Thursday, May 28, 2009

Valid Plot Device or Gimmick

I just finished Lauren Willig's The Masque of the Black Tulip. I really enjoyed her first novel in the series, The Secret History of the Pink Carnation, though it might be telling that it took me quite a while to get around to reading this second novel. Willig's already written the next three in the series, so I'm now a bit behind.

Black Tulip ended with a delightfully lengthy happy ending. Having struggled with savoring the shorter and shorter happy endings in modern romances and paranormal romances, it was happily refreshing to get pages of amorous joy and lingering matrimonial happiness between one set of main characters toward the end of the story—the historical pair. The contemporary characters predictably didn't get the same happy ending, but I'd already had the savory ending of the other main characters, so I was willing to let it pass. A good ending typically makes me far more favorable of an entire novel just by default, but I would have classified this novel as a good one by the sheer number of lines that made me chuckle.

In fact, were it not for the more discerning eye of a friend, I probably would have chalked this one up to a great novel and called it a day. However, after I finished reading the Pink Carnation, the friend who let me borrow it pointed out that the modern plot interwoven with the historical romance was basically unnecessary.

Which meant I was hyperaware of it as I read this book. I found myself looking for justifiable reasons for the author to have selected a first-person narrative of a modern-day female historian researching what ends up being the third-person historical romance tale. The question I kept asking myself was whether this plot device was warranted or just a gimmick.

Sadly, I've concluded it felt more like a gimmick.

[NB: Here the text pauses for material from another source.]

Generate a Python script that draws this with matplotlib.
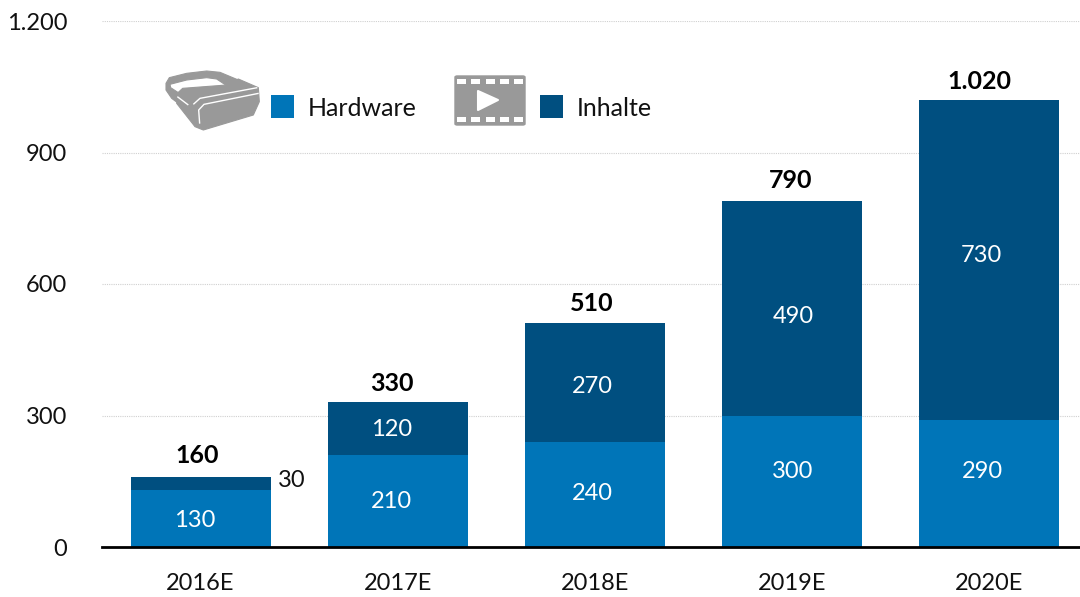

The actual modern story didn't make a complete story arc. Although I think this is intentional on Willig's part, making the modern plot arc over several novels in the series, it feels like Willig threw the modern parts in simply to make her historical romances stand out from other historical romances on the shelves (it can now be called literature, not "just" romance) and to give a lingering feeling at the end of each novel to pull the reader into the next. However, many authors write very popular romantic series that feature a rotating cast (the protagonists become secondary characters in the next novel, secondary characters become protagonists) without the need of a heavy-handed second story imposed over everything to tie them together.

To make it work for me, more would have needed to happen in the modern plot and Willig would have had to use the two plots more to her advantage to build suspense along two storylines.
Will I read her next novel? Probably—but I won't buy it new, and I won't hunt for it. If it happens to land on my shelves, I'll get around to reading it.